Ci affacciamo alla via cava e
fortunatamente non sembra preda di un’inondazione, per cui scendiamo fino al
sentiero e poi alla strada dove troviamo un gruppo di motociclisti tedeschi
raggomitolati sotto la grondaia del cartellone illustrativo della zona.
Ormai siamo mezzi zuppi.
Decidiamo di proseguire fino alla macchina. Quando arriviamo abbiamo completato
l'opera infradiciando l’altra nostra metà e, ovviamente, appena entriamo in
auto la pioggia smette.
La giornata è ancora lunga.
Scendiamo e sotto un cielo ancora plumbeo e carico di acqua andiamo a vedere
l’altra necropoli indicataci dalla bigliettaia. Si trova a pochi passi al di
sopra del piccolo parcheggio ed è coperta dagli alberi. Non c'è neppure un
cartello. Se non ci fossimo fatti spiegare dov'era, difficilmente l'avremmo
trovata perché dalla strada non si vede nulla.
Il sentiero che costeggia la
montagna è disseminato da numerose tombe, più o meno grandi, ma tutte spoglie e
quasi inaccessibili. Solo in un paio di occasioni troviamo anche dei cartelli
esplicativi e l’accesso ad esse non è ostruito.
Man mano che proseguiamo la
necropoli si rivela sempre più estesa. Nonostante continuiamo a camminare,
ancora non incontriamo la Tomba Pisa, la più grande che ci avevano
indicato. Solo dopo altri dieci minuti di cammino finalmente ci arriviamo.
Anche questa è una delle tombe
più ampia in cui sia mai entrato, molto differente dalla Pola dove c'era
un unico grande ambiente: all'interno di questa infatti sono state scavate ben
nove stanze collegate tra loro senza però rispettare una pianta simmetrica,
come se avessero scavato una nuova stanza all’interno della montagna solo
quando ne avevano bisogno.
Ovviamente non troviamo i
sarcofagi che sono stati portati via da chissà quanto, ma ci sono ancora degli
enormi blocchi di pietra sopra cui questi erano posizionati.
Ispezioniamo le cavità con la
luce dei cellulari perché il buio è totale. Qualcosa si riesce a vedere.

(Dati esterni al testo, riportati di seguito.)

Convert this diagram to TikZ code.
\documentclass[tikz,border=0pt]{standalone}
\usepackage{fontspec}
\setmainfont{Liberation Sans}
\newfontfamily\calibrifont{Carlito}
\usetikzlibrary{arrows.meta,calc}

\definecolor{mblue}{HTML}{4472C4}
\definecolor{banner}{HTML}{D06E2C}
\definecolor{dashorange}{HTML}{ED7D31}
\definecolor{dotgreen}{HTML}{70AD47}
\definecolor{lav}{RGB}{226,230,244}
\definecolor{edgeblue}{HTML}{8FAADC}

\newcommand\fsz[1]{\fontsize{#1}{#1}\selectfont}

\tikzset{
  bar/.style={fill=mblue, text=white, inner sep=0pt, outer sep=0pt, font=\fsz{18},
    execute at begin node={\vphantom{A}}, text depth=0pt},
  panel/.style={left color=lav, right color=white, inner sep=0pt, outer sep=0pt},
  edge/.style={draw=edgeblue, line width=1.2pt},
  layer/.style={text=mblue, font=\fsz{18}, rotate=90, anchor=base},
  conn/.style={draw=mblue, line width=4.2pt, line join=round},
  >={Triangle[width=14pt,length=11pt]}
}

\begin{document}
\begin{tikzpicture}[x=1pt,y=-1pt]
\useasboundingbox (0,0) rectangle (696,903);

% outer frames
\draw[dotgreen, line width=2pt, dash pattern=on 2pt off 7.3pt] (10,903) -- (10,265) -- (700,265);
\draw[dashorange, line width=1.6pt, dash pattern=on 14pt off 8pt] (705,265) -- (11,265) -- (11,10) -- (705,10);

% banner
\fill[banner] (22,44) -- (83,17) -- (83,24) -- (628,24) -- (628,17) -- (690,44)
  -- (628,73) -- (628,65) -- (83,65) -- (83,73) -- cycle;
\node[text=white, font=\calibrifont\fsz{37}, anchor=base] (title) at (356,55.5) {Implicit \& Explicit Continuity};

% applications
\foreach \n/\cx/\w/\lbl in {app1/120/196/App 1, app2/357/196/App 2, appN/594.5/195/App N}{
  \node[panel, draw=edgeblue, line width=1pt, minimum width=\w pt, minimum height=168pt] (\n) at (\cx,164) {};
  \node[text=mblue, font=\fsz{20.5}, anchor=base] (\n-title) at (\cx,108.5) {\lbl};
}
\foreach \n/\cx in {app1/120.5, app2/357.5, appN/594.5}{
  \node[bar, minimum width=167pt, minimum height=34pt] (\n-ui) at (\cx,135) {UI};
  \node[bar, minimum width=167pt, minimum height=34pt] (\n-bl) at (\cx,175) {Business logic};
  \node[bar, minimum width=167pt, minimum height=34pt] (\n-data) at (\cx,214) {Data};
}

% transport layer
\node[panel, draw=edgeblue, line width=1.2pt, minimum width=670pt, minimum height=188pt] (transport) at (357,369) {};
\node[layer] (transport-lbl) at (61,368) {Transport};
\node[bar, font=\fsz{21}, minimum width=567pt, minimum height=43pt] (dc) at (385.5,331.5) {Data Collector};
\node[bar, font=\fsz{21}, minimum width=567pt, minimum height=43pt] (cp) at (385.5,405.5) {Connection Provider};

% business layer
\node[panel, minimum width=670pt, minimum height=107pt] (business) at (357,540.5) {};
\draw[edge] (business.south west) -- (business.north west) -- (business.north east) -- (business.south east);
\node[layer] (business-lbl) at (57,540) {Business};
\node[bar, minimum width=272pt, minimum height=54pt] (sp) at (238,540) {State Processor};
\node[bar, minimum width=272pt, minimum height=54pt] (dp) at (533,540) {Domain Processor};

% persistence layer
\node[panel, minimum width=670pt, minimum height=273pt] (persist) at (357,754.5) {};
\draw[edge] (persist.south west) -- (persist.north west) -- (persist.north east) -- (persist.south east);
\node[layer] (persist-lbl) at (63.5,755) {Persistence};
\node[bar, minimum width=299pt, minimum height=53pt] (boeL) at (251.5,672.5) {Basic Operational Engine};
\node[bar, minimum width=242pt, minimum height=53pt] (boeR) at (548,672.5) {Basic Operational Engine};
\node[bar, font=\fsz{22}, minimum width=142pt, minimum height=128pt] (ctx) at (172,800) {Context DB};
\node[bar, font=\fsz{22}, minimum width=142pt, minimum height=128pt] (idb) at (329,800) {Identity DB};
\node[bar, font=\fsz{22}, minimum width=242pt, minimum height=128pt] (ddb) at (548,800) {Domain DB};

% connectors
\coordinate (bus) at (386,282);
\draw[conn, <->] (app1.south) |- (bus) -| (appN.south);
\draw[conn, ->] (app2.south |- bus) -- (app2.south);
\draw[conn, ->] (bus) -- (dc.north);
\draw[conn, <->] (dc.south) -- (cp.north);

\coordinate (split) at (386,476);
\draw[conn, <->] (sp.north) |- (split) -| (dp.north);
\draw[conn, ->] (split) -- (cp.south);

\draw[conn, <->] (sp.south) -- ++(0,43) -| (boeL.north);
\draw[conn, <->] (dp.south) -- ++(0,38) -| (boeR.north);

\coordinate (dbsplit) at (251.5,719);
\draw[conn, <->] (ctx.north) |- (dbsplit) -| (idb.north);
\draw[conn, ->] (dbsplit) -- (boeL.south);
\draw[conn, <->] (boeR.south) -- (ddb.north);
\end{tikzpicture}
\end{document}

Servirebbe una vera torcia, peccato l’abbia
dimenticata a casa...
Usciti gironzoliamo ancora un
pochino in cerca di un colombario, di cui troviamo pochissimi resti.
Torniamo indietro per vedere se
riusciamo a finire di vedere le tombe che prima ci siamo persi causa pioggia.

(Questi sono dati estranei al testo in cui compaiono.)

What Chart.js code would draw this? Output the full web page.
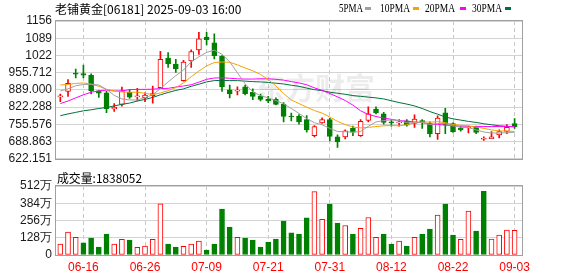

Il cielo è ancora minaccioso.
Stavolta regge e troviamo le tombe a dado e la Tomba della Sirena.
In realtà mi sembra lo stesso
tipo di demone alato visto questa mattina, anche se più piccolo e peggio
conservato.
In teoria la parte turistica di
Sovana sarebbe finita, ma questa mattina mi sono fatto spiegare dalla
bigliettaia anche come fare per andare a vedere la Tomba del Fauno.
Sebbene ce l'abbia sconsigliata, insistiamo. Prendiamo la macchina, torniamo
dall’altra parte del borgo e parcheggiamo nei pressi di un'ennesima necropoli,
un'altra ancora che non conoscevo e per di più corredata di una bella via cava.
Va beh, ci andiamo dopo.
Imbocchiamo il sentiero
indicatoci dalla bigliettaia e iniziamo a scendere. Per un po’ la via cava è
abbastanza fattibile, poi scompare. Sappiamo che dobbiamo scendere fino al
torrente, attraversarlo e risalire la collina che abbiamo di fronte. Il
torrente lo troviamo, più o meno. Lo attraversiamo con qualche difficoltà e
cerchiamo una via. Purtroppo la troviamo sbarrata da grossi massi franati e non
si vede nemmeno un passaggio. Ci tocca tornare indietro e, con un po’ di fatica
e qualche puntura di ortica, arriviamo alla macchina.
Nonostante tutto io mi butterei
nell'esplorazione dell’altra necropoli, ma Cassandra non ne può più e inizia a
lanciare profezie funeste su quello che potrebbe accaderci se ci addentriamo
ancora nella selva sconosciuta. Cose tipo che moriremo tutti e NON andrà tutto
bene.
Desisto, meglio ascoltare gli dèi
e, dato che le previsioni mettono pioggia a brutto muso anche per i prossimi
giorni in queste zone, torniamo indietro verso Viterbo.